Here is a look at four ways that music is known to affect the brain.
Unearthing patients' lost memories
Music has the power to bring back memories, leading some researchers to say that music could be used as a treatment for people with memory problems.
In one recent study, researchers found that music could bring back old-age memories in people who had memory problems after sustaining traumatic brain injuries (TBI).
In fact, the musical treatment, which involved playing hit songs from different periods in people's lives, was better than an interview at eliciting past memories, according to the study published in the journal Neuropsychological Rehabilitation in 2013.
Other investigations have found that for people with severe memory problems as a result of Alzheimer's disease or dementia, music can affect the memory when nothing else does. The effect can sometimes be so great that experts have likened it to "awakening" a patient who has been unconscious.
Sharpening emotion-detecting skills
Musical training may turn people into better emotion detectors, some studies have suggested.
In one study published in the European Journal of Neuroscience in 2009, 30 participants watched a subtitled nature film while listening to a very short, almost undetectable clip of a baby's cry.

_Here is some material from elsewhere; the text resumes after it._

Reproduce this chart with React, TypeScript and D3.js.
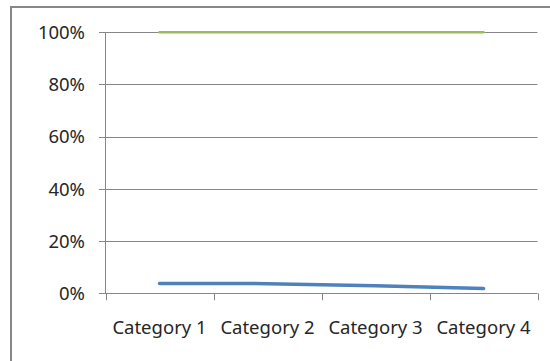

The researchers looked at the brain's electrical waves to measure how sensitive the people were to the sound, and whether their brain's emotional circuits were evoked.
The researchers found that the musicians' brains responded more quickly and accurately than the brains of non-musicians, suggesting the musicians may be better at perceiving emotions even when music isn't being played, the researchers said.
Blocking out the noise
The aging brain normally becomes less and less capable of blocking out background noise, but people with musical training may be better than others at hearing and understanding sounds in a noisy environment as they age.
In a study published in the Journal of Neuroscience in 2013, researchers found that even people who took music lessons only in childhood still showed some long-lasting brain effects when it comes to detecting sounds amid a noisy background.
Noteworthy: Learning language through singing
It might help to practice a new language you're trying to learn by singing the words in the shower. Scientists recently found that when learning a new language, singing the phrases can help people learn the language better, compared with simply reading those phrases.
In the study published in the journal Memory & Cognition in 2014, researchers asked 60 adults to listen and repeat phrases in Hungarian, a language entirely foreign to the participants. Some of the participants were asked to simply repeat the phrases, some were told to repeat the phrases rhythmically, and the rest were asked to repeat the phrases by singing them.
The results showed that the participants who sang did significantly better than others in a series of Hungarian language tests.